§ GIVEN INSTRUCTION:
Give the listing again exactly, omitting its images.

§ GIVEN INFORMATION:

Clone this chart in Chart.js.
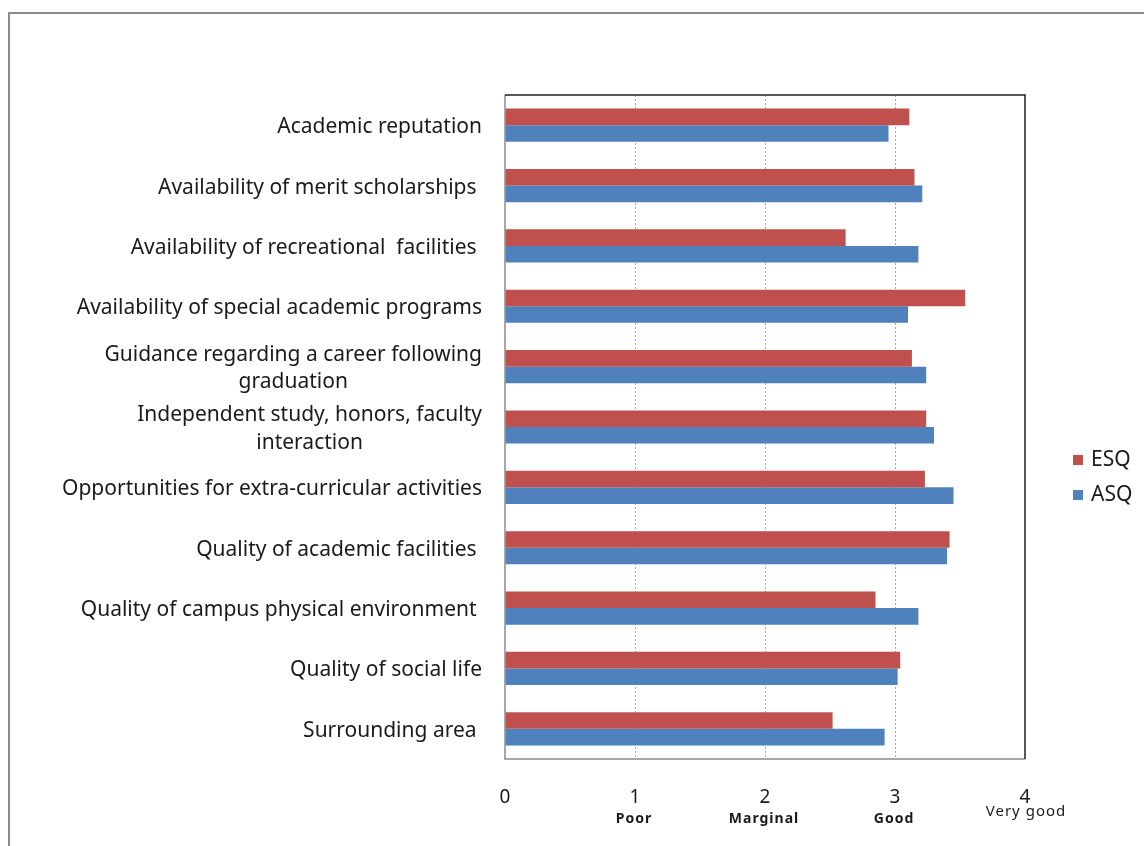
<!DOCTYPE html>
<html>
<head>
<meta charset="utf-8">
<script src="https://cdn.jsdelivr.net/npm/chart.js@4.4.0/dist/chart.umd.min.js"></script>
<style>
  html, body { margin: 0; padding: 0; background: #fff; }
</style>
</head>
<body>
<canvas id="ratingsChart" width="1144" height="846"></canvas>
<script>
// factors rated by the two survey groups, top to bottom
const factors = [
  ['Academic reputation'],
  ['Availability of merit scholarships '],
  ['Availability of recreational  facilities '],
  ['Availability of special academic programs'],
  ['Guidance regarding a career following', 'graduation'],
  ['Independent study, honors, faculty', 'interaction'],
  ['Opportunities for extra-curricular activities'],
  ['Quality of academic facilities '],
  ['Quality of campus physical environment '],
  ['Quality of social life'],
  ['Surrounding area ']
];
const esqScores = [3.11, 3.15, 2.62, 3.54, 3.13, 3.24, 3.23, 3.42, 2.85, 3.04, 2.52];
const asqScores = [2.95, 3.21, 3.18, 3.10, 3.24, 3.30, 3.45, 3.40, 3.18, 3.02, 2.92];
const scaleTicks = [0, 1, 2, 3, 4];
const ratingWords = ['', 'Poor', 'Marginal', 'Good', 'Very good'];

const FONT = '"Noto Sans", "Open Sans", sans-serif';

const extras = {
  id: 'extras',
  afterDraw(chart) {
    const { ctx, chartArea: a, scales: { x, y } } = chart;
    ctx.save();

    // outer chart border
    ctx.strokeStyle = '#8c8c8c';
    ctx.lineWidth = 2;
    ctx.beginPath();
    ctx.moveTo(9, 846);
    ctx.lineTo(9, 13);
    ctx.lineTo(1144, 13);
    ctx.stroke();

    // plot frame: light left/bottom, dark top/right
    ctx.lineWidth = 1.5;
    ctx.strokeStyle = '#8a8a8a';
    ctx.beginPath();
    ctx.moveTo(a.left, a.top);
    ctx.lineTo(a.left, a.bottom);
    ctx.lineTo(a.right, a.bottom);
    ctx.stroke();
    ctx.strokeStyle = '#202020';
    ctx.beginPath();
    ctx.moveTo(a.left, a.top);
    ctx.lineTo(a.right, a.top);
    ctx.lineTo(a.right, a.bottom);
    ctx.stroke();

    // category labels: one-liners flush right, wrapped ones centred on themselves
    ctx.fillStyle = '#1a1a1a';
    ctx.font = '21px ' + FONT;
    ctx.textBaseline = 'alphabetic';
    const rightEdge = a.left - 23;
    const lineH = 27.5;
    factors.forEach((lines, i) => {
      const base = y.getPixelForValue(i) + 8;
      if (lines.length === 1) {
        ctx.textAlign = 'right';
        ctx.fillText(lines[0], rightEdge, base);
      } else {
        const w = Math.max(...lines.map(t => ctx.measureText(t).width));
        const cx = rightEdge - w / 2;
        ctx.textAlign = 'center';
        lines.forEach((t, k) => {
          ctx.fillText(t, cx, base + (k - (lines.length - 1) / 2) * lineH);
        });
      }
    });

    // rating words under the numeric ticks
    ctx.textAlign = 'center';
    ctx.letterSpacing = '1px';
    ratingWords.forEach((w, i) => {
      if (!w) return;
      const last = i === ratingWords.length - 1;
      ctx.font = (last ? '15px ' : 'bold 14px ') + FONT;
      ctx.fillText(w, x.getPixelForValue(scaleTicks[i]) + (last ? 1 : -1), last ? 816 : 823);
    });
    ctx.letterSpacing = '0px';

    // legend
    ctx.font = '21px ' + FONT;
    ctx.textAlign = 'left';
    ctx.textBaseline = 'middle';
    chart.data.datasets.forEach((ds, i) => {
      const ly = 460 + i * 35;
      ctx.fillStyle = ds.backgroundColor;
      ctx.fillRect(1073, ly - 5, 10, 10);
      ctx.fillStyle = '#1a1a1a';
      ctx.fillText(ds.label, 1091, ly);
    });

    ctx.restore();
  }
};

new Chart(document.getElementById('ratingsChart'), {
  type: 'bar',
  data: {
    labels: factors,
    datasets: [
      { label: 'ESQ', data: esqScores, backgroundColor: '#C0504D' },
      { label: 'ASQ', data: asqScores, backgroundColor: '#4F81BD' }
    ]
  },
  options: {
    indexAxis: 'y',
    responsive: false,
    animation: false,
    devicePixelRatio: 1,
    layout: { padding: { left: 505, right: 119, top: 95, bottom: 0 } },
    categoryPercentage: 0.55,
    barPercentage: 1,
    plugins: { legend: { display: false }, tooltip: { enabled: false } },
    scales: {
      x: {
        min: 0,
        max: 4,
        afterBuildTicks: s => { s.ticks = scaleTicks.map(v => ({ value: v })); },
        afterFit: s => { s.height = 87; },
        ticks: { color: '#1a1a1a', font: { size: 19, family: FONT }, padding: 27 },
        grid: {
          drawTicks: false,
          color: c => (c.tick && (c.tick.value === 0 || c.tick.value === 4)) ? 'rgba(0,0,0,0)' : '#a8a8a8'
        },
        border: { display: false, dash: [2, 2] }
      },
      y: { display: false, grid: { display: false } }
    }
  },
  plugins: [extras]
});
</script>
</body>
</html>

§ OUTPUT BELOW:
Clone this chart in Chart.js.
<!DOCTYPE html>
<html>
<head>
<meta charset="utf-8">
<script src="https://cdn.jsdelivr.net/npm/chart.js@4.4.0/dist/chart.umd.min.js"></script>
<style>
  html, body { margin: 0; padding: 0; background: #fff; }
</style>
</head>
<body>
<canvas id="ratingsChart" width="1144" height="846"></canvas>
<script>
// factors rated by the two survey groups, top to bottom
const factors = [
  ['Academic reputation'],
  ['Availability of merit scholarships '],
  ['Availability of recreational  facilities '],
  ['Availability of special academic programs'],
  ['Guidance regarding a career following', 'graduation'],
  ['Independent study, honors, faculty', 'interaction'],
  ['Opportunities for extra-curricular activities'],
  ['Quality of academic facilities '],
  ['Quality of campus physical environment '],
  ['Quality of social life'],
  ['Surrounding area ']
];
const esqScores = [3.11, 3.15, 2.62, 3.54, 3.13, 3.24, 3.23, 3.42, 2.85, 3.04, 2.52];
const asqScores = [2.95, 3.21, 3.18, 3.10, 3.24, 3.30, 3.45, 3.40, 3.18, 3.02, 2.92];
const scaleTicks = [0, 1, 2, 3, 4];
const ratingWords = ['', 'Poor', 'Marginal', 'Good', 'Very good'];

const FONT = '"Noto Sans", "Open Sans", sans-serif';

const extras = {
  id: 'extras',
  afterDraw(chart) {
    const { ctx, chartArea: a, scales: { x, y } } = chart;
    ctx.save();

    // outer chart border
    ctx.strokeStyle = '#8c8c8c';
    ctx.lineWidth = 2;
    ctx.beginPath();
    ctx.moveTo(9, 846);
    ctx.lineTo(9, 13);
    ctx.lineTo(1144, 13);
    ctx.stroke();

    // plot frame: light left/bottom, dark top/right
    ctx.lineWidth = 1.5;
    ctx.strokeStyle = '#8a8a8a';
    ctx.beginPath();
    ctx.moveTo(a.left, a.top);
    ctx.lineTo(a.left, a.bottom);
    ctx.lineTo(a.right, a.bottom);
    ctx.stroke();
    ctx.strokeStyle = '#202020';
    ctx.beginPath();
    ctx.moveTo(a.left, a.top);
    ctx.lineTo(a.right, a.top);
    ctx.lineTo(a.right, a.bottom);
    ctx.stroke();

    // category labels: one-liners flush right, wrapped ones centred on themselves
    ctx.fillStyle = '#1a1a1a';
    ctx.font = '21px ' + FONT;
    ctx.textBaseline = 'alphabetic';
    const rightEdge = a.left - 23;
    const lineH = 27.5;
    factors.forEach((lines, i) => {
      const base = y.getPixelForValue(i) + 8;
      if (lines.length === 1) {
        ctx.textAlign = 'right';
        ctx.fillText(lines[0], rightEdge, base);
      } else {
        const w = Math.max(...lines.map(t => ctx.measureText(t).width));
        const cx = rightEdge - w / 2;
        ctx.textAlign = 'center';
        lines.forEach((t, k) => {
          ctx.fillText(t, cx, base + (k - (lines.length - 1) / 2) * lineH);
        });
      }
    });

    // rating words under the numeric ticks
    ctx.textAlign = 'center';
    ctx.letterSpacing = '1px';
    ratingWords.forEach((w, i) => {
      if (!w) return;
      const last = i === ratingWords.length - 1;
      ctx.font = (last ? '15px ' : 'bold 14px ') + FONT;
      ctx.fillText(w, x.getPixelForValue(scaleTicks[i]) + (last ? 1 : -1), last ? 816 : 823);
    });
    ctx.letterSpacing = '0px';

    // legend
    ctx.font = '21px ' + FONT;
    ctx.textAlign = 'left';
    ctx.textBaseline = 'middle';
    chart.data.datasets.forEach((ds, i) => {
      const ly = 460 + i * 35;
      ctx.fillStyle = ds.backgroundColor;
      ctx.fillRect(1073, ly - 5, 10, 10);
      ctx.fillStyle = '#1a1a1a';
      ctx.fillText(ds.label, 1091, ly);
    });

    ctx.restore();
  }
};

new Chart(document.getElementById('ratingsChart'), {
  type: 'bar',
  data: {
    labels: factors,
    datasets: [
      { label: 'ESQ', data: esqScores, backgroundColor: '#C0504D' },
      { label: 'ASQ', data: asqScores, backgroundColor: '#4F81BD' }
    ]
  },
  options: {
    indexAxis: 'y',
    responsive: false,
    animation: false,
    devicePixelRatio: 1,
    layout: { padding: { left: 505, right: 119, top: 95, bottom: 0 } },
    categoryPercentage: 0.55,
    barPercentage: 1,
    plugins: { legend: { display: false }, tooltip: { enabled: false } },
    scales: {
      x: {
        min: 0,
        max: 4,
        afterBuildTicks: s => { s.ticks = scaleTicks.map(v => ({ value: v })); },
        afterFit: s => { s.height = 87; },
        ticks: { color: '#1a1a1a', font: { size: 19, family: FONT }, padding: 27 },
        grid: {
          drawTicks: false,
          color: c => (c.tick && (c.tick.value === 0 || c.tick.value === 4)) ? 'rgba(0,0,0,0)' : '#a8a8a8'
        },
        border: { display: false, dash: [2, 2] }
      },
      y: { display: false, grid: { display: false } }
    }
  },
  plugins: [extras]
});
</script>
</body>
</html>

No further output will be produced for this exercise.